# Saved entries
####################

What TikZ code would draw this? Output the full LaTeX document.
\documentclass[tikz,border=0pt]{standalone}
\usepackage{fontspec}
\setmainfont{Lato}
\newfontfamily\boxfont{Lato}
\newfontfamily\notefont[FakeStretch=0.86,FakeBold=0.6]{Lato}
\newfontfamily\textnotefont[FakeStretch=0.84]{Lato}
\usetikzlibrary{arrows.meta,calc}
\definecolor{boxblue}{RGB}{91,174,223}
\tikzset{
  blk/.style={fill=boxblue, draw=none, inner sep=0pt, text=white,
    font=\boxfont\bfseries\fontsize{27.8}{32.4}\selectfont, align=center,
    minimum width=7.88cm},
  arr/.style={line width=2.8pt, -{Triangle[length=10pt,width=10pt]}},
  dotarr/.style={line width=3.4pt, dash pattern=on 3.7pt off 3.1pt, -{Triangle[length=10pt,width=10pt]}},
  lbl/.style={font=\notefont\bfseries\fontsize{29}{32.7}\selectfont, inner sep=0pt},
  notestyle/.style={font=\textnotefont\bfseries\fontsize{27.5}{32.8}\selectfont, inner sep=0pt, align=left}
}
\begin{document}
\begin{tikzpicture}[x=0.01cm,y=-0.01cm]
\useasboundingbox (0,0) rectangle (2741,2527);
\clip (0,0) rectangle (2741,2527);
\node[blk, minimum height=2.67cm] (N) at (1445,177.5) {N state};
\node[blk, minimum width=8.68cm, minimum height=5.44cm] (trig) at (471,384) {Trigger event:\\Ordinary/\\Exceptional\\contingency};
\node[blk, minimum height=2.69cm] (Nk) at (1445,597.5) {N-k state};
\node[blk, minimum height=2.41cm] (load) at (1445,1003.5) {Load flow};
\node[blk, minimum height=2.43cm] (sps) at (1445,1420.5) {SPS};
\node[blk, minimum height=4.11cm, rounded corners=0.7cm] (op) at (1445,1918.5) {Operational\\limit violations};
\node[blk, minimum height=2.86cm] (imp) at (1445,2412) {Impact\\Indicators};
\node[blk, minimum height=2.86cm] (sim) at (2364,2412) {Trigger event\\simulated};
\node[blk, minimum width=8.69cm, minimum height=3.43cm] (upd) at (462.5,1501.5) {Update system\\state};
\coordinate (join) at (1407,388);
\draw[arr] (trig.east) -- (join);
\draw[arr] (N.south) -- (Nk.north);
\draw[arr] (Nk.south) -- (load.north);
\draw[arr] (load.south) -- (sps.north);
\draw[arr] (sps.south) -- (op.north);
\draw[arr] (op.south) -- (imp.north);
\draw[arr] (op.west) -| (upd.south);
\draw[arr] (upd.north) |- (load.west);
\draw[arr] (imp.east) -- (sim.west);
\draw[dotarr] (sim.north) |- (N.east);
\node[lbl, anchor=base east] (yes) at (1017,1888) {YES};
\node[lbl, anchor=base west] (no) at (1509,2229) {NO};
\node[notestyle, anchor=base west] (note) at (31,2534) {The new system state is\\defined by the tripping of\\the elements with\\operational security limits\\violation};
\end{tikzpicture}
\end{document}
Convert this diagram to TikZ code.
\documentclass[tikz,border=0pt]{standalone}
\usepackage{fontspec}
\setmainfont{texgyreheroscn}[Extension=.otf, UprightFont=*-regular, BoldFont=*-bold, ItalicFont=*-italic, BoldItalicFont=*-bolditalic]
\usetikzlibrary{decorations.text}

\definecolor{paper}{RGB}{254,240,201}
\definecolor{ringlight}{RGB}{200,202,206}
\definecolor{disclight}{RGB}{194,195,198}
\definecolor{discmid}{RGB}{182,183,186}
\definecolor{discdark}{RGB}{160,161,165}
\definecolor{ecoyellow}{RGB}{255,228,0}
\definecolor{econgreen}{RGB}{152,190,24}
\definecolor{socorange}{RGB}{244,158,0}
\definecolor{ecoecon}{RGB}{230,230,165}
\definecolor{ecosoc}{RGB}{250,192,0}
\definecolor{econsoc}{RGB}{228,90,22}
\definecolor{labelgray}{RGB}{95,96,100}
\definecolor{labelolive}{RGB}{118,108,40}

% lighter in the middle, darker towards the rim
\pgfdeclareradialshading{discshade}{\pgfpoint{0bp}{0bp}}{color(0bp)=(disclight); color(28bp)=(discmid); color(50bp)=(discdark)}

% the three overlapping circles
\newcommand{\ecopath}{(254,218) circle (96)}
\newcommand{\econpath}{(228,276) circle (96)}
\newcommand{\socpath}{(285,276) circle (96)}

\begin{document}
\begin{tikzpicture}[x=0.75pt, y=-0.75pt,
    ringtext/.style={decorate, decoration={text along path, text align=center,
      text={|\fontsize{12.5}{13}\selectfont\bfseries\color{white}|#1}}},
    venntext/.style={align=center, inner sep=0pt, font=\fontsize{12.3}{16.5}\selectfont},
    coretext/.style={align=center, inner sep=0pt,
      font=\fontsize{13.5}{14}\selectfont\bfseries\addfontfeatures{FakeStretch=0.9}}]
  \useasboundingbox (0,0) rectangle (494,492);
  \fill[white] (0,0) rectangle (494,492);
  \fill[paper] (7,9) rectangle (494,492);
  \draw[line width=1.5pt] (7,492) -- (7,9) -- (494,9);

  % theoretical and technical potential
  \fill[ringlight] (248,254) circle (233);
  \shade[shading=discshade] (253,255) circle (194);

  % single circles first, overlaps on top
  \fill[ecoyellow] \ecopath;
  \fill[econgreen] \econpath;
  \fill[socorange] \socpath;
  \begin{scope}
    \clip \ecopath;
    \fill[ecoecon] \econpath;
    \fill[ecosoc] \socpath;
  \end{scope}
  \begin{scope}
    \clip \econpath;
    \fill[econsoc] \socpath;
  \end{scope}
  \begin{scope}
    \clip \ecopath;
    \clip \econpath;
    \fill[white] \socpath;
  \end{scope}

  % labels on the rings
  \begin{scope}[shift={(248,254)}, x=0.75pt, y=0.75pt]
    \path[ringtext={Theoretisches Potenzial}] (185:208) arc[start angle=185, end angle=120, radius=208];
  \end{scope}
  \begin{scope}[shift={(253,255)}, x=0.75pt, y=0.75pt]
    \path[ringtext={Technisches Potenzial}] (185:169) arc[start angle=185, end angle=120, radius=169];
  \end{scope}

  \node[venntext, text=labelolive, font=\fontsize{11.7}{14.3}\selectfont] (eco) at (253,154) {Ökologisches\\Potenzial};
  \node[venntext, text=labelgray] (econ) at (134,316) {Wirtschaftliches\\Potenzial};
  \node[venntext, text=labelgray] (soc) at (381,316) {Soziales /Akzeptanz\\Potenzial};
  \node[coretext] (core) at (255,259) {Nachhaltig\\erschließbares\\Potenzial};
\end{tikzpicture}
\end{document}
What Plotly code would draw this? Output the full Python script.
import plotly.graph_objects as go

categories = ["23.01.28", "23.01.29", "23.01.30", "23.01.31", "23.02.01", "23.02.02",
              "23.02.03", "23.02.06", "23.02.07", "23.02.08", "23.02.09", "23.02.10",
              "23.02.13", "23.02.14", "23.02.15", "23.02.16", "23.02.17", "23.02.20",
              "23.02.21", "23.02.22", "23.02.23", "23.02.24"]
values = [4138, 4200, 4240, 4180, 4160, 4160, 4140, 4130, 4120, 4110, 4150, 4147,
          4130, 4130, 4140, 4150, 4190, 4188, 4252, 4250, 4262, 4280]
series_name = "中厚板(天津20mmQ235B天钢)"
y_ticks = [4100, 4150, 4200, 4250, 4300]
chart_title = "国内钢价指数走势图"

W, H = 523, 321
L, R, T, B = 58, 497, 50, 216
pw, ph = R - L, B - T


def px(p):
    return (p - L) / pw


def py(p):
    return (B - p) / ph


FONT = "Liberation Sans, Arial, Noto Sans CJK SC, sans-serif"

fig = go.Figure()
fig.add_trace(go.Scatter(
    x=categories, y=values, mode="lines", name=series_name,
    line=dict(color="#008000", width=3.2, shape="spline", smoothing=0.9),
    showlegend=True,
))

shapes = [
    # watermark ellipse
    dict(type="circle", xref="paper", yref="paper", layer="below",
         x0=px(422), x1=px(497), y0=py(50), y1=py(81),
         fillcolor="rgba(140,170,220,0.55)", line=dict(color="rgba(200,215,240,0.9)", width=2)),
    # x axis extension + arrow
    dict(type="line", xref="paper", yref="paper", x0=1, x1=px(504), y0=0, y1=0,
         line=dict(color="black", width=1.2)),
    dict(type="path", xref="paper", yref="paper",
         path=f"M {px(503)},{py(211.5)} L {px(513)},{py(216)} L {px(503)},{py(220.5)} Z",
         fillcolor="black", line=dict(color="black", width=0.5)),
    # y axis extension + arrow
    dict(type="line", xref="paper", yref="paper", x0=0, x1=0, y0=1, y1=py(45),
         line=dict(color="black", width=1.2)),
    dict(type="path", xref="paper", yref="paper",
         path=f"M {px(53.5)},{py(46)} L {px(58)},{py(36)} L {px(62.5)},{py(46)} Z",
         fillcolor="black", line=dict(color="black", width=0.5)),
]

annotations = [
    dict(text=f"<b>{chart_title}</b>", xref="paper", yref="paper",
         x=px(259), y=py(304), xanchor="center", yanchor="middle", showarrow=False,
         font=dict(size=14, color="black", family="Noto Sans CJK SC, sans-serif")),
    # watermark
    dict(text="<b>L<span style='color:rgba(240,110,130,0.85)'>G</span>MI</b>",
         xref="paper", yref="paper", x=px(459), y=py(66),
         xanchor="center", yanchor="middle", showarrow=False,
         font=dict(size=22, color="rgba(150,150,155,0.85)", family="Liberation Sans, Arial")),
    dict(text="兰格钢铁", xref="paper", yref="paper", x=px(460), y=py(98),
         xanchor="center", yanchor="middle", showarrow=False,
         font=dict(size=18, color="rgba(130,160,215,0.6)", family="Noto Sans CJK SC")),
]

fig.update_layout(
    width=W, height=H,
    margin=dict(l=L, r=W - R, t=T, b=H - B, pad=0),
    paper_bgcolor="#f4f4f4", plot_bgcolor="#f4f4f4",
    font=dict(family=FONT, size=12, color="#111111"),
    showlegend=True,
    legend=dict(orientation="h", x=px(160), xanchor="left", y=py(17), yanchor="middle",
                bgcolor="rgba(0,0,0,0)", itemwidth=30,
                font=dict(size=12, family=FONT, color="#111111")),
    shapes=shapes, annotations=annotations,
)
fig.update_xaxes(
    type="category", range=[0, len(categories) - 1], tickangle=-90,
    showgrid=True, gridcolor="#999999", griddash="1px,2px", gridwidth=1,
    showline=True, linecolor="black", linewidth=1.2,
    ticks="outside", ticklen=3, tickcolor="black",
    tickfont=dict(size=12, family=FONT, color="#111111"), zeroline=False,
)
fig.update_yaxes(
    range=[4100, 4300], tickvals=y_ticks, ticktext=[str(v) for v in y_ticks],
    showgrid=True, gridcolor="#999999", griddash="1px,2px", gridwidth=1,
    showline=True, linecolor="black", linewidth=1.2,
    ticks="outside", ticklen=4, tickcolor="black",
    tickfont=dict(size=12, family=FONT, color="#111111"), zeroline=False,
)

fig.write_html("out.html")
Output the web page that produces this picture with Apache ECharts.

####################

# Exercise aim
Reproduce the lines exactly, from the line that contains "What Plotly code" through the line that contains "import plotly.graph_objects as go", and nothing more.

# Written response
What Plotly code would draw this? Output the full Python script.
import plotly.graph_objects as go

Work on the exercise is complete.